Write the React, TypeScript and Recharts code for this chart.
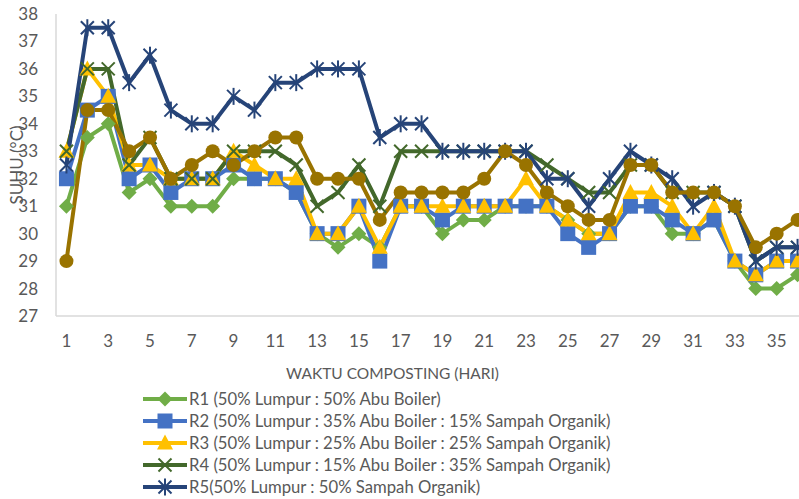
import { LineChart, Line, XAxis, YAxis } from 'recharts'

const DAYS = [
  1, 2, 3, 4, 5, 6, 7, 8, 9, 10, 11, 12, 13, 14, 15, 16, 17, 18,
  19, 20, 21, 22, 23, 24, 25, 26, 27, 28, 29, 30, 31, 32, 33, 34, 35, 36,
]

const R1 = [31, 33.5, 34, 31.5, 32, 31, 31, 31, 32, 32, 32, 31.5, 30, 29.5, 30, 29.5, 31, 31, 30, 30.5, 30.5, 31, 31, 31, 30.5, 30, 30, 31, 31, 30, 30, 30.5, 29, 28, 28, 28.5]
const R2 = [32, 34.5, 35, 32, 32.5, 31.5, 32, 32, 32.5, 32, 32, 31.5, 30, 30, 31, 29, 31, 31, 30.5, 31, 31, 31, 31, 31, 30, 29.5, 30, 31, 31, 30.5, 30, 30.5, 29, 28.5, 29, 29]
const R3 = [33, 36, 35, 32.5, 32.5, 32, 32, 32, 33, 32.5, 32, 32, 30, 30, 31, 29.5, 31, 31, 31, 31, 31, 31, 32, 31, 30.5, 30, 30, 31.5, 31.5, 31, 30, 31, 29, 28.5, 29, 29]
const R4 = [33, 36, 36, 32.5, 33.5, 32, 32, 32, 33, 33, 33, 32.5, 31, 31.5, 32.5, 31, 33, 33, 33, 33, 33, 33, 33, 32.5, 32, 31.5, 31.5, 32.5, 32.5, 31.5, 31.5, 31.5, 31, 29, 29.5, 29.5]
const R5 = [32.5, 37.5, 37.5, 35.5, 36.5, 34.5, 34, 34, 35, 34.5, 35.5, 35.5, 36, 36, 36, 33.5, 34, 34, 33, 33, 33, 33, 33, 32, 32, 31, 32, 33, 32.5, 32, 31, 31.5, 31, 29, 29.5, 29.5]
// sixth series has no entry in the legend of the source picture
const R6 = [29, 34.5, 34.5, 33, 33.5, 32, 32.5, 33, 32.5, 33, 33.5, 33.5, 32, 32, 32, 30.5, 31.5, 31.5, 31.5, 31.5, 32, 33, 32.5, 31.5, 31, 30.5, 30.5, 32.5, 32.5, 31.5, 31.5, 31.5, 31, 29.5, 30, 30.5]

const Y_TICKS = [27, 28, 29, 30, 31, 32, 33, 34, 35, 36, 37, 38]

type MarkerType = 'diamond' | 'square' | 'triangle' | 'x' | 'star' | 'circle'

const SERIES: { key: string; name: string; color: string; marker: MarkerType; values: number[]; legend: boolean }[] = [
  { key: 'r1', name: 'R1 (50% Lumpur : 50% Abu Boiler)', color: '#70AD47', marker: 'diamond', values: R1, legend: true },
  { key: 'r2', name: 'R2 (50% Lumpur : 35% Abu Boiler : 15% Sampah Organik)', color: '#4472C4', marker: 'square', values: R2, legend: true },
  { key: 'r3', name: 'R3 (50% Lumpur : 25% Abu Boiler : 25% Sampah Organik)', color: '#FFC000', marker: 'triangle', values: R3, legend: true },
  { key: 'r4', name: 'R4 (50% Lumpur : 15% Abu Boiler : 35% Sampah Organik)', color: '#43682B', marker: 'x', values: R4, legend: true },
  { key: 'r5', name: 'R5(50% Lumpur : 50% Sampah Organik)', color: '#264478', marker: 'star', values: R5, legend: true },
  { key: 'r6', name: 'R6', color: '#997300', marker: 'circle', values: R6, legend: false },
]

const data = DAYS.map((d, i) => {
  const row: Record<string, number> = { day: d }
  SERIES.forEach((s) => { row[s.key] = s.values[i] })
  return row
})

const FONT = 'Lato, "Open Sans", sans-serif'
const GRAY = '#595959'

function Marker({ cx, cy, type, color }: { cx: number; cy: number; type: MarkerType; color: string }) {
  if (cx == null || cy == null) return null
  switch (type) {
    case 'diamond':
      return <polygon points={`${cx},${cy - 7.5} ${cx + 7.5},${cy} ${cx},${cy + 7.5} ${cx - 7.5},${cy}`} fill={color} />
    case 'square':
      return <rect x={cx - 7.5} y={cy - 7.5} width={15} height={15} fill={color} />
    case 'triangle':
      return <polygon points={`${cx},${cy - 8.5} ${cx + 8},${cy + 6.5} ${cx - 8},${cy + 6.5}`} fill={color} />
    case 'x':
      return (
        <g stroke={color} strokeWidth={2}>
          <line x1={cx - 6.5} y1={cy - 6.5} x2={cx + 6.5} y2={cy + 6.5} />
          <line x1={cx - 6.5} y1={cy + 6.5} x2={cx + 6.5} y2={cy - 6.5} />
        </g>
      )
    case 'star':
      return (
        <g stroke={color} strokeWidth={2}>
          <line x1={cx - 6.5} y1={cy - 6.5} x2={cx + 6.5} y2={cy + 6.5} />
          <line x1={cx - 6.5} y1={cy + 6.5} x2={cx + 6.5} y2={cy - 6.5} />
          <line x1={cx} y1={cy - 8.5} x2={cx} y2={cy + 8.5} />
        </g>
      )
    default:
      return <circle cx={cx} cy={cy} r={7} fill={color} />
  }
}

function LegendBox() {
  return (
    <div style={{ position: 'absolute', left: 0, top: 388, fontFamily: FONT, fontSize: 16.7, color: GRAY }}>
      {SERIES.filter((s) => s.legend).map((s) => (
        <div key={s.key} style={{ display: 'flex', alignItems: 'center', height: 22, whiteSpace: 'nowrap' }}>
          <svg width={46} height={22} style={{ marginLeft: 143 }}>
            <line x1={0} y1={11} x2={44} y2={11} stroke={s.color} strokeWidth={4} />
            <Marker cx={22} cy={11} type={s.marker} color={s.color} />
          </svg>
          <span>{s.name}</span>
        </div>
      ))}
    </div>
  )
}

export default function App() {
  return (
    <div style={{ position: 'fixed', left: 0, top: 0, width: 799, height: 499, overflow: 'hidden', background: '#fff' }}>
      <LineChart width={830} height={499} data={data} margin={{ top: 14, right: 22, left: 0, bottom: 153 }}>
        <XAxis
          dataKey="day"
          interval={1}
          padding={{ left: 10.45, right: 10.45 }}
          tickLine={false}
          axisLine={{ stroke: '#d9d9d9', strokeWidth: 1.5 }}
          tick={{ fill: GRAY, fontSize: 17, fontFamily: FONT }}
          tickMargin={13}
          height={30}
        />
        <YAxis
          domain={[27, 38]}
          ticks={Y_TICKS}
          interval={0}
          width={56}
          tickLine={false}
          axisLine={{ stroke: '#d9d9d9', strokeWidth: 1.5 }}
          tick={{ fill: GRAY, fontSize: 17, fontFamily: FONT }}
          tickMargin={12}
          label={({ viewBox }: any) => (
            <text
              x={viewBox.x + 19}
              y={viewBox.y + viewBox.height / 2}
              transform={`rotate(-90 ${viewBox.x + 19} ${viewBox.y + viewBox.height / 2})`}
              textAnchor="middle"
              dominantBaseline="middle"
              fill={GRAY}
              fontSize={17}
              fontFamily={FONT}
            >
              SUHU (°C)
            </text>
          )}
        />
        {SERIES.map((s) => (
          <Line
            key={s.key}
            dataKey={s.key}
            name={s.name}
            type="linear"
            stroke={s.color}
            strokeWidth={4}
            isAnimationActive={false}
            dot={(p: any) => <Marker key={`${s.key}-${p.index}`} cx={p.cx} cy={p.cy} type={s.marker} color={s.color} />}
            activeDot={false}
          />
        ))}
      </LineChart>
      <div
        style={{
          position: 'absolute', left: 286, top: 364, fontFamily: FONT, fontSize: 15.5, color: GRAY, whiteSpace: 'nowrap',
        }}
      >
        WAKTU COMPOSTING (HARI)
      </div>
      <LegendBox />
    </div>
  )
}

SET PROBLEM:
Please take the lines from the beginning of the data above through the line holding "29.5, 30, 30.5]" and transcribe them exactly, without any pictures.

ANSWER IN FULL:
Write the React, TypeScript and Recharts code for this chart.
import { LineChart, Line, XAxis, YAxis } from 'recharts'

const DAYS = [
  1, 2, 3, 4, 5, 6, 7, 8, 9, 10, 11, 12, 13, 14, 15, 16, 17, 18,
  19, 20, 21, 22, 23, 24, 25, 26, 27, 28, 29, 30, 31, 32, 33, 34, 35, 36,
]

const R1 = [31, 33.5, 34, 31.5, 32, 31, 31, 31, 32, 32, 32, 31.5, 30, 29.5, 30, 29.5, 31, 31, 30, 30.5, 30.5, 31, 31, 31, 30.5, 30, 30, 31, 31, 30, 30, 30.5, 29, 28, 28, 28.5]
const R2 = [32, 34.5, 35, 32, 32.5, 31.5, 32, 32, 32.5, 32, 32, 31.5, 30, 30, 31, 29, 31, 31, 30.5, 31, 31, 31, 31, 31, 30, 29.5, 30, 31, 31, 30.5, 30, 30.5, 29, 28.5, 29, 29]
const R3 = [33, 36, 35, 32.5, 32.5, 32, 32, 32, 33, 32.5, 32, 32, 30, 30, 31, 29.5, 31, 31, 31, 31, 31, 31, 32, 31, 30.5, 30, 30, 31.5, 31.5, 31, 30, 31, 29, 28.5, 29, 29]
const R4 = [33, 36, 36, 32.5, 33.5, 32, 32, 32, 33, 33, 33, 32.5, 31, 31.5, 32.5, 31, 33, 33, 33, 33, 33, 33, 33, 32.5, 32, 31.5, 31.5, 32.5, 32.5, 31.5, 31.5, 31.5, 31, 29, 29.5, 29.5]
const R5 = [32.5, 37.5, 37.5, 35.5, 36.5, 34.5, 34, 34, 35, 34.5, 35.5, 35.5, 36, 36, 36, 33.5, 34, 34, 33, 33, 33, 33, 33, 32, 32, 31, 32, 33, 32.5, 32, 31, 31.5, 31, 29, 29.5, 29.5]
// sixth series has no entry in the legend of the source picture
const R6 = [29, 34.5, 34.5, 33, 33.5, 32, 32.5, 33, 32.5, 33, 33.5, 33.5, 32, 32, 32, 30.5, 31.5, 31.5, 31.5, 31.5, 32, 33, 32.5, 31.5, 31, 30.5, 30.5, 32.5, 32.5, 31.5, 31.5, 31.5, 31, 29.5, 30, 30.5]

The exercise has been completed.